The delusion that I am in charge of my life collided with the walls of my uncertain existence this morning. My craziest stunts, now legend among friends, sprang to mind. They all shared the fortune of my infamous transatlantic sailboat crossing, not far from shore.
Broken dreams pile up. I never entirely give up on them and never quite get to them. With their romantic appeal and sudden endings, alternative realities fill out the pages of my script. They are starting to fade as the mirror displays time’s relentless march.
Although following through has never been one of my strengths, I refuse to call myself a failure. As I mourn my little deaths, I come to realize that all that has ever happened to me has served the purpose of bringing me where I am right now. My understanding of the impermanence of all things and the limit of my knowledge now fuels a deep gratitude.
An awakened humility surfaces from the uncertain waters I now navigate. I grow determined to remain as much as possible in the present moment, fill my existence with meaning and purpose, and appreciate the beauty and connectedness surrounding me. I take comfort in the fact that it is never too late to learn how to live and how to die. This is my ultimate rite of passage—a door that opens to uncharted territory. But I must first trust, surrender, and let go.

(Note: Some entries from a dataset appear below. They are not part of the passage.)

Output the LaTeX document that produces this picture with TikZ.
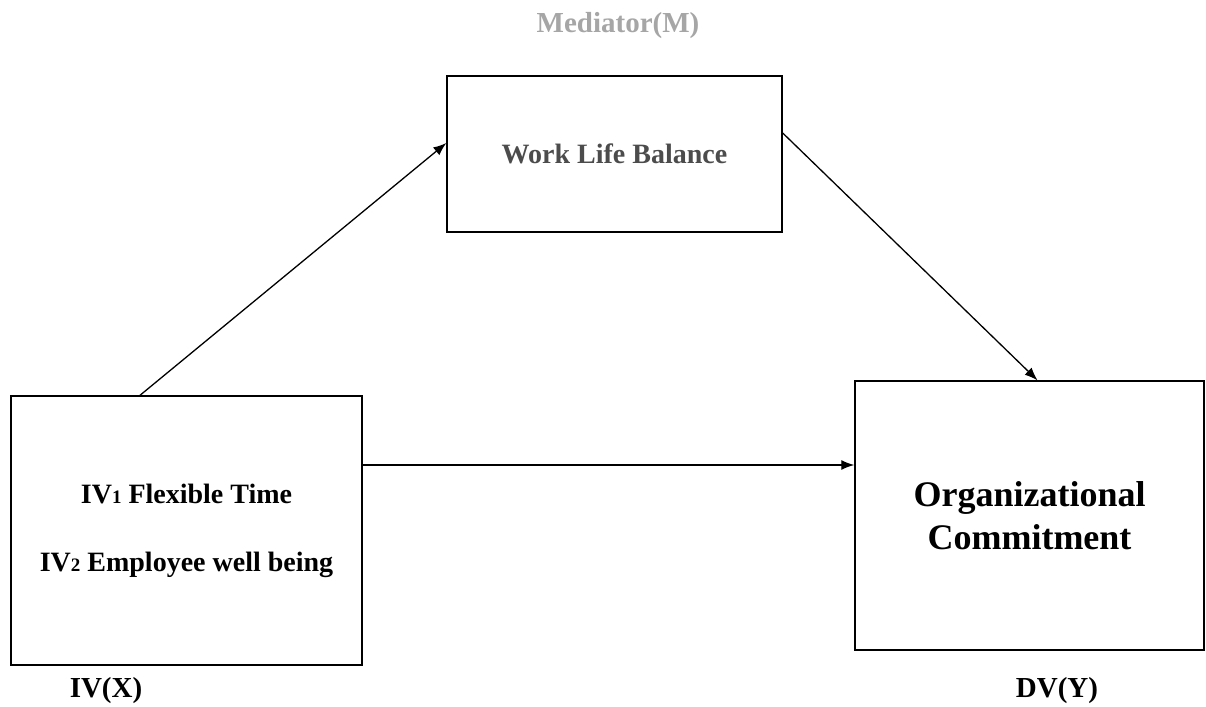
\documentclass[tikz,border=0pt]{standalone}
\usepackage{fontspec}
\setmainfont{Liberation Serif}
\usetikzlibrary{arrows.meta}

\begin{document}
\begin{tikzpicture}[
	x=1pt,y=-1pt,
	box/.style={draw,line width=1.4pt,inner sep=0pt,align=center,font=\bfseries\fontsize{28}{34}\selectfont},
	edge/.style={line width=1.3pt,-{Latex[length=13pt,width=10pt]}},
	tag/.style={font=\bfseries\fontsize{29}{34}\selectfont}
	]
	\def\sub#1{{\fontsize{19}{19}\selectfont #1}}
	\useasboundingbox (0,0) rectangle (1206,706);
	
	\node[box,minimum width=335pt,minimum height=156pt,text=black!70] (med) at (614.5,154) {Work Life Balance};
	\node[tag,text=black!35] (medlab) at (618,26) {Mediator(M)};
	
	\node[box,minimum width=351pt,minimum height=269pt] (iv) at (186.5,530.5) {IV\sub{1} Flexible Time\\[34pt]IV\sub{2} Employee well being};
	\node[tag] (ivlab) at (106,691) {IV(X)};
	
	\node[box,minimum width=349pt,minimum height=269pt,font=\bfseries\fontsize{36}{43}\selectfont] (dv) at (1029.5,515.5) {Organizational\\Commitment};
	\node[tag] (dvlab) at (1057,691) {DV(Y)};
	
	\draw[edge] ([xshift=-46.5pt]iv.north) -- ([yshift=11pt]med.west);
	\draw[edge] ([yshift=21pt]med.east) -- ([xshift=8pt]dv.north);
	\draw[edge] ([yshift=65.5pt]iv.east) -- ([yshift=50.5pt]dv.west);
\end{tikzpicture}
\end{document}
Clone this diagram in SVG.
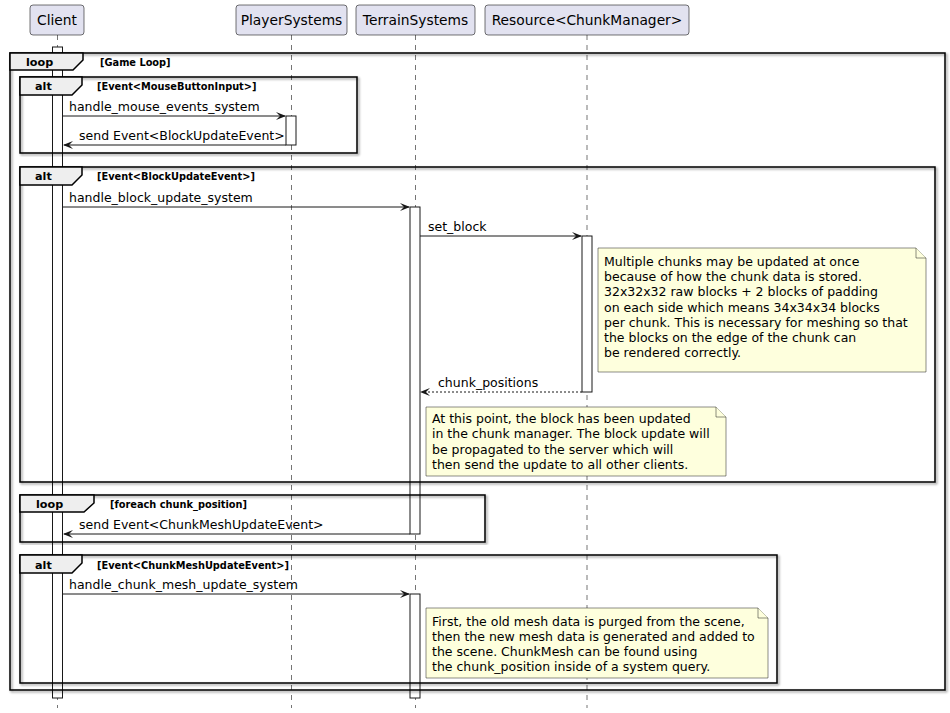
<svg xmlns="http://www.w3.org/2000/svg" width="950" height="713" viewBox="0 0 950 713">
  <style>
    .txt { font-family: "DejaVu Sans", "Noto Sans", sans-serif; font-size: 12.5px; fill: #000; }
    .name { font-family: "DejaVu Sans", "Noto Sans", sans-serif; font-size: 13.8px; fill: #000; text-anchor: middle; }
    .kw { font-family: "DejaVu Sans", "Noto Sans", sans-serif; font-size: 11.2px; font-weight: bold; fill: #000; }
    .cond { font-family: "DejaVu Sans", "Noto Sans", sans-serif; font-size: 9.8px; font-weight: bold; fill: #000; }
    .part { fill: #E2E2F0; stroke: #181818; stroke-width: 0.6; }
    .life { stroke: #181818; stroke-width: 0.6; stroke-dasharray: 5 5; fill: none; }
    .act { fill: #FFFFFF; stroke: #181818; stroke-width: 1; }
    .frame { fill: none; stroke: #000; stroke-width: 1.5; filter: url(#shadow); }
    .tab { fill: #EEEEEE; stroke: #000; stroke-width: 1.5; }
    .msg { stroke: #181818; stroke-width: 1; fill: none; }
    .ret { stroke: #181818; stroke-width: 1; fill: none; stroke-dasharray: 2 2; }
    .head { fill: #181818; }
    .note { fill: #FEFFDD; stroke: #181818; stroke-width: 0.5; }
  </style>
  <defs>
    <filter id="shadow" x="-5%" y="-5%" width="110%" height="110%">
      <feDropShadow dx="1.5" dy="1.5" stdDeviation="0.8" flood-color="#000" flood-opacity="0.45"/>
    </filter>
  </defs>

  <rect width="950" height="713" fill="#FFFFFF"/>

  <!-- lifelines -->
  <g id="lifelines">
    <line class="life" x1="57.5" y1="35" x2="57.5" y2="708"/>
    <line class="life" x1="291.5" y1="35" x2="291.5" y2="708"/>
    <line class="life" x1="415.5" y1="35" x2="415.5" y2="708"/>
    <line class="life" x1="587" y1="35" x2="587" y2="708"/>
  </g>

  <!-- participants -->
  <g id="client">
    <rect class="part" x="30" y="5" width="54" height="30" rx="3"/>
    <text class="name" x="57" y="25">Client</text>
  </g>
  <g id="player-systems">
    <rect class="part" x="236" y="5" width="111" height="30" rx="3"/>
    <text class="name" x="291.5" y="25">PlayerSystems</text>
  </g>
  <g id="terrain-systems">
    <rect class="part" x="356" y="5" width="119" height="30" rx="3"/>
    <text class="name" x="415.5" y="25">TerrainSystems</text>
  </g>
  <g id="chunk-manager">
    <rect class="part" x="485" y="5" width="204" height="30" rx="3"/>
    <text class="name" x="587" y="25">Resource&lt;ChunkManager&gt;</text>
  </g>

  <!-- activation bars -->
  <g id="activations">
    <rect class="act" x="52.5" y="47" width="10" height="651"/>
    <rect class="act" x="286" y="116" width="10" height="29"/>
    <rect class="act" x="410" y="207" width="10" height="327"/>
    <rect class="act" x="582" y="236" width="10" height="156"/>
    <rect class="act" x="410" y="594" width="10" height="104"/>
  </g>

  <!-- combined fragments -->
  <g id="game-loop">
    <rect class="frame" x="10" y="53" width="935" height="637"/>
    <polygon class="tab" points="10,53 83,53 83,60 73,70 10,70"/>
    <text class="kw" x="26" y="66">loop</text>
    <text class="cond" x="100" y="66">[Game Loop]</text>
  </g>
  <g id="alt-mouse">
    <rect class="frame" x="20" y="77" width="337" height="76"/>
    <polygon class="tab" points="20,77 82,77 82,85 72,95 20,95"/>
    <text class="kw" x="35" y="90">alt</text>
    <text class="cond" x="97" y="90">[Event&lt;MouseButtonInput&gt;]</text>
  </g>
  <g id="alt-block-update">
    <rect class="frame" x="20" y="167" width="915" height="315"/>
    <polygon class="tab" points="20,167 82,167 82,175 72,185 20,185"/>
    <text class="kw" x="35" y="180">alt</text>
    <text class="cond" x="97" y="180">[Event&lt;BlockUpdateEvent&gt;]</text>
  </g>
  <g id="loop-chunks">
    <rect class="frame" x="20" y="495" width="465" height="47"/>
    <polygon class="tab" points="20,495 94,495 94,503 84,512 20,512"/>
    <text class="kw" x="36" y="508">loop</text>
    <text class="cond" x="110" y="508">[foreach chunk_position]</text>
  </g>
  <g id="alt-mesh-update">
    <rect class="frame" x="20" y="555" width="757" height="128"/>
    <polygon class="tab" points="20,555 82,555 82,563 72,573 20,573"/>
    <text class="kw" x="35" y="569">alt</text>
    <text class="cond" x="97" y="569">[Event&lt;ChunkMeshUpdateEvent&gt;]</text>
  </g>

  <!-- notes -->
  <g id="note-chunks">
    <path class="note" d="M598,248 L916,248 L926,258 L926,372 L598,372 Z"/>
    <path class="note" d="M916,248 L916,258 L926,258"/>
    <text class="txt" x="604" y="266">Multiple chunks may be updated at once</text>
    <text class="txt" x="604" y="281.2">because of how the chunk data is stored.</text>
    <text class="txt" x="604" y="296.4">32x32x32 raw blocks + 2 blocks of padding</text>
    <text class="txt" x="604" y="311.6">on each side which means 34x34x34 blocks</text>
    <text class="txt" x="604" y="326.8">per chunk. This is necessary for meshing so that</text>
    <text class="txt" x="604" y="342">the blocks on the edge of the chunk can</text>
    <text class="txt" x="604" y="357.2">be rendered correctly.</text>
  </g>
  <g id="note-propagate">
    <path class="note" d="M426,407 L716,407 L726,417 L726,476 L426,476 Z"/>
    <path class="note" d="M716,407 L716,417 L726,417"/>
    <text class="txt" x="432" y="423">At this point, the block has been updated</text>
    <text class="txt" x="432" y="438.3">in the chunk manager. The block update will</text>
    <text class="txt" x="432" y="453.6">be propagated to the server which will</text>
    <text class="txt" x="432" y="468.9">then send the update to all other clients.</text>
  </g>
  <g id="note-mesh">
    <path class="note" d="M426,608 L758,608 L768,618 L768,678 L426,678 Z"/>
    <path class="note" d="M758,608 L758,618 L768,618"/>
    <text class="txt" x="432" y="626">First, the old mesh data is purged from the scene,</text>
    <text class="txt" x="432" y="641">then the new mesh data is generated and added to</text>
    <text class="txt" x="432" y="656">the scene. ChunkMesh can be found using</text>
    <text class="txt" x="432" y="671">the chunk_position inside of a system query.</text>
  </g>

  <!-- messages -->
  <g id="connectors">
    <line class="msg" x1="62.5" y1="116" x2="285" y2="116"/>
    <polygon class="head" points="276,112 286,116 276,120 280,116"/>
    <text class="txt" x="69" y="111">handle_mouse_events_system</text>

    <line class="msg" x1="286" y1="145" x2="64" y2="145"/>
    <polygon class="head" points="73,141 63,145 73,149 69,145"/>
    <text class="txt" x="79" y="140">send Event&lt;BlockUpdateEvent&gt;</text>

    <line class="msg" x1="62.5" y1="207" x2="409" y2="207"/>
    <polygon class="head" points="400,203 410,207 400,211 404,207"/>
    <text class="txt" x="69" y="202">handle_block_update_system</text>

    <line class="msg" x1="420" y1="236" x2="581" y2="236"/>
    <polygon class="head" points="572,232 582,236 572,240 576,236"/>
    <text class="txt" x="428" y="231">set_block</text>

    <line class="ret" x1="582" y1="392" x2="422" y2="392"/>
    <polygon class="head" points="430,388 420,392 430,396 426,392"/>
    <text class="txt" x="438" y="387">chunk_positions</text>

    <line class="msg" x1="410" y1="534" x2="64" y2="534"/>
    <polygon class="head" points="73,530 63,534 73,538 69,534"/>
    <text class="txt" x="79" y="529">send Event&lt;ChunkMeshUpdateEvent&gt;</text>

    <line class="msg" x1="62.5" y1="594" x2="409" y2="594"/>
    <polygon class="head" points="400,590 410,594 400,598 404,594"/>
    <text class="txt" x="69" y="589">handle_chunk_mesh_update_system</text>
  </g>
</svg>
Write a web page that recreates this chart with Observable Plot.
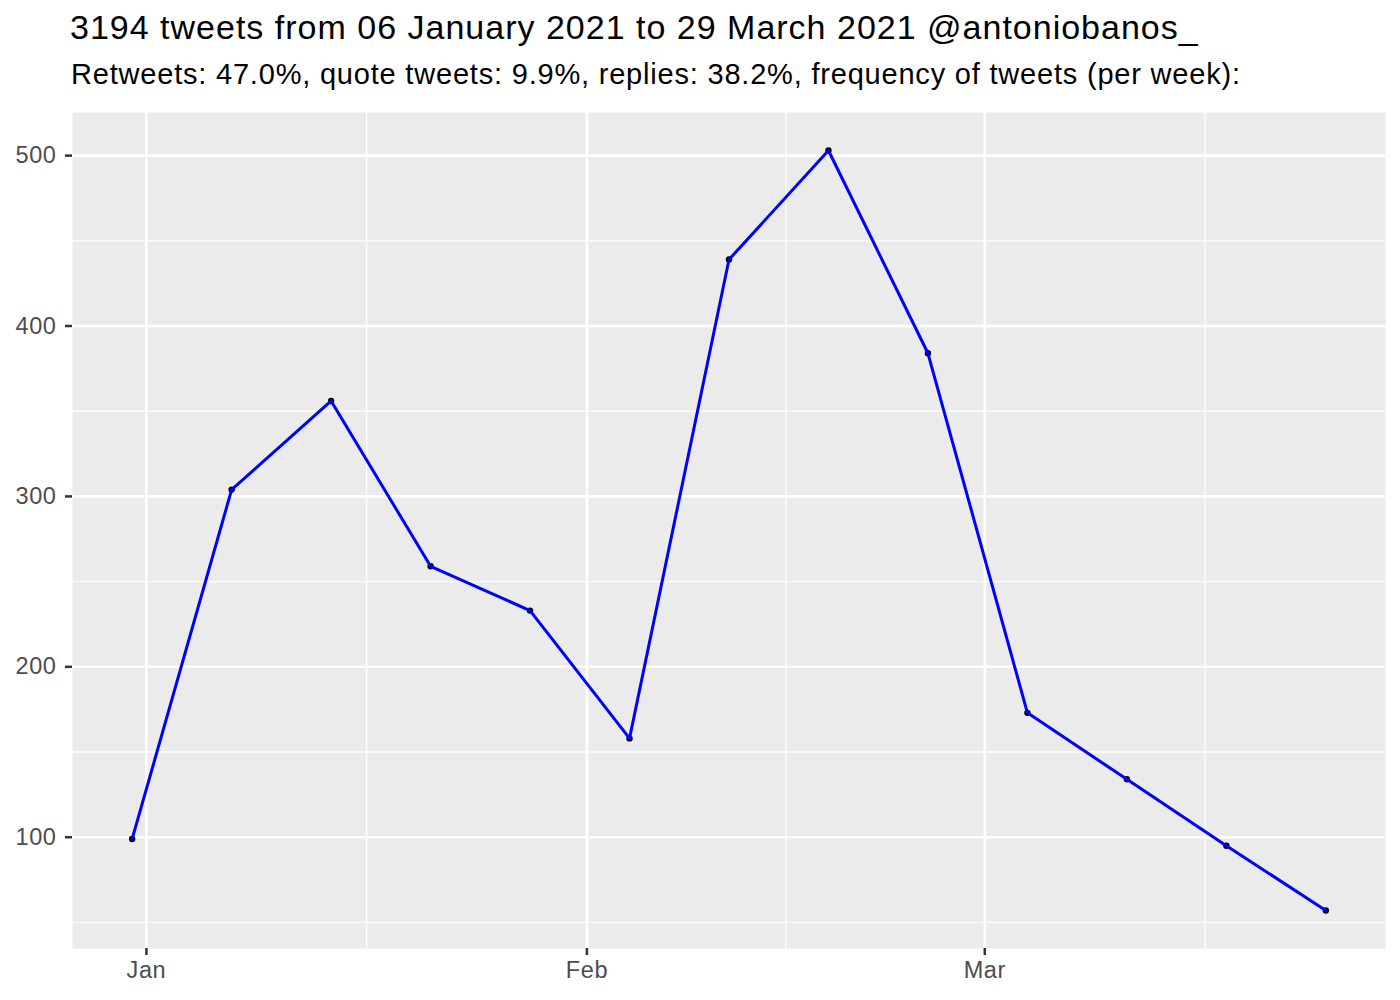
<!DOCTYPE html>
<html>
<head>
<meta charset="utf-8">
<script src="https://cdn.jsdelivr.net/npm/d3@7"></script>
<script src="https://cdn.jsdelivr.net/npm/@observablehq/plot@0.6"></script>
<style>
  html, body { margin: 0; padding: 0; background: #fff; }
  body { width: 1400px; height: 1000px; position: relative; font-family: "Liberation Sans", Arial, sans-serif; }
  #title { position: absolute; left: 70px; top: 8px; font-size: 34px; letter-spacing: 1px; line-height: normal; color: #000; white-space: nowrap; }
  #subtitle { position: absolute; left: 71px; top: 58px; font-size: 29px; letter-spacing: 0.8px; line-height: normal; color: #000; white-space: nowrap; }
  #chart { position: absolute; left: 0; top: 100px; }
  #chart svg text { letter-spacing: 0.6px; }
</style>
</head>
<body>
<div id="title">3194 tweets from 06 January 2021 to 29 March 2021 @antoniobanos_</div>
<div id="subtitle">Retweets: 47.0%, quote tweets: 9.9%, replies: 38.2%, frequency of tweets (per week):</div>
<div id="chart"></div>
<script>
// Data
const weeks = ["2020-12-31","2021-01-07","2021-01-14","2021-01-21","2021-01-28","2021-02-04","2021-02-11","2021-02-18","2021-02-25","2021-03-04","2021-03-11","2021-03-18","2021-03-25"];
const tweets = [99, 304, 356, 259, 233, 158, 439, 503, 384, 173, 134, 95, 57];
const xTickDates = ["2021-01-01","2021-02-01","2021-03-01"];
const xTickLabels = ["Jan","Feb","Mar"];
const xMinorDates = ["2021-01-16T12:00","2021-02-15","2021-03-16T12:00"];
const yTicks = [100, 200, 300, 400, 500];
const yMinor = [50, 150, 250, 350, 450];

const data = weeks.map((w, i) => ({date: new Date(w + "T00:00Z"), n: tweets[i]}));
const parse = s => new Date(s + (s.length > 10 ? "Z" : "T00:00Z"));

// ggplot-like 5% expansion
const [x0, x1] = d3.extent(data, d => +d.date);
const xpad = (x1 - x0) * 0.05;
const [y0, y1] = d3.extent(tweets);
const ypad = (y1 - y0) * 0.05;

const chart = Plot.plot({
  width: 1400,
  height: 900,
  marginLeft: 72,
  marginRight: 15,
  marginTop: 12,
  marginBottom: 52,
  style: {fontFamily: "'Liberation Sans', Arial, sans-serif", fontSize: "23.5px", background: "transparent"},
  x: {type: "utc", domain: [new Date(x0 - xpad), new Date(x1 + xpad)]},
  y: {domain: [y0 - ypad, y1 + ypad]},
  marks: [
    Plot.frame({fill: "#EBEBEB", stroke: "none"}),
    Plot.ruleY(yMinor, {stroke: "#fff", strokeWidth: 1.3}),
    Plot.ruleX(xMinorDates.map(parse), {stroke: "#fff", strokeWidth: 1.3}),
    Plot.ruleY(yTicks, {stroke: "#fff", strokeWidth: 2.6}),
    Plot.ruleX(xTickDates.map(parse), {stroke: "#fff", strokeWidth: 2.6}),
    Plot.axisY({ticks: yTicks, tickSize: 7, tickPadding: 9, stroke: "#333", strokeWidth: 2.5, fill: "#4D4D4D", fontSize: 23.5, label: null}),
    Plot.axisX({ticks: xTickDates.map(parse), tickFormat: (d, i) => xTickLabels[i], tickSize: 7, tickPadding: 6, stroke: "#333", strokeWidth: 2.5, fill: "#4D4D4D", fontSize: 23.5, label: null}),
    Plot.dot(data, {x: "date", y: "n", r: 3.2, fill: "#000", stroke: "none"}),
    Plot.line(data, {x: "date", y: "n", stroke: "#0000FF", strokeWidth: 3})
  ]
});
document.getElementById("chart").appendChild(chart);
</script>
</body>
</html>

I can sense fear creeping up my spine, numbing me, and taking control of everything. Suddently, I realize it is time for the morning meditation with my Zen group. Although I would instead remain ruminating and drunk on my stories, I remember that I show up not only for myself but for all sentient beings. I sit with my brothers and sisters. We sit with our ancestors in a tradition that dates back thousands of years. This simple act of courage snaps me back to here and now.
After Zazen, I awaken my body to gentle stretches and deep, long breaths. I feel grounded and whisper the following words from Thich Nhat Hanh:
“Waking up this morning, I smile. Twenty-four brand new hours are before me. I vow to live fully in each moment and to look upon all beings with eyes of compassion.”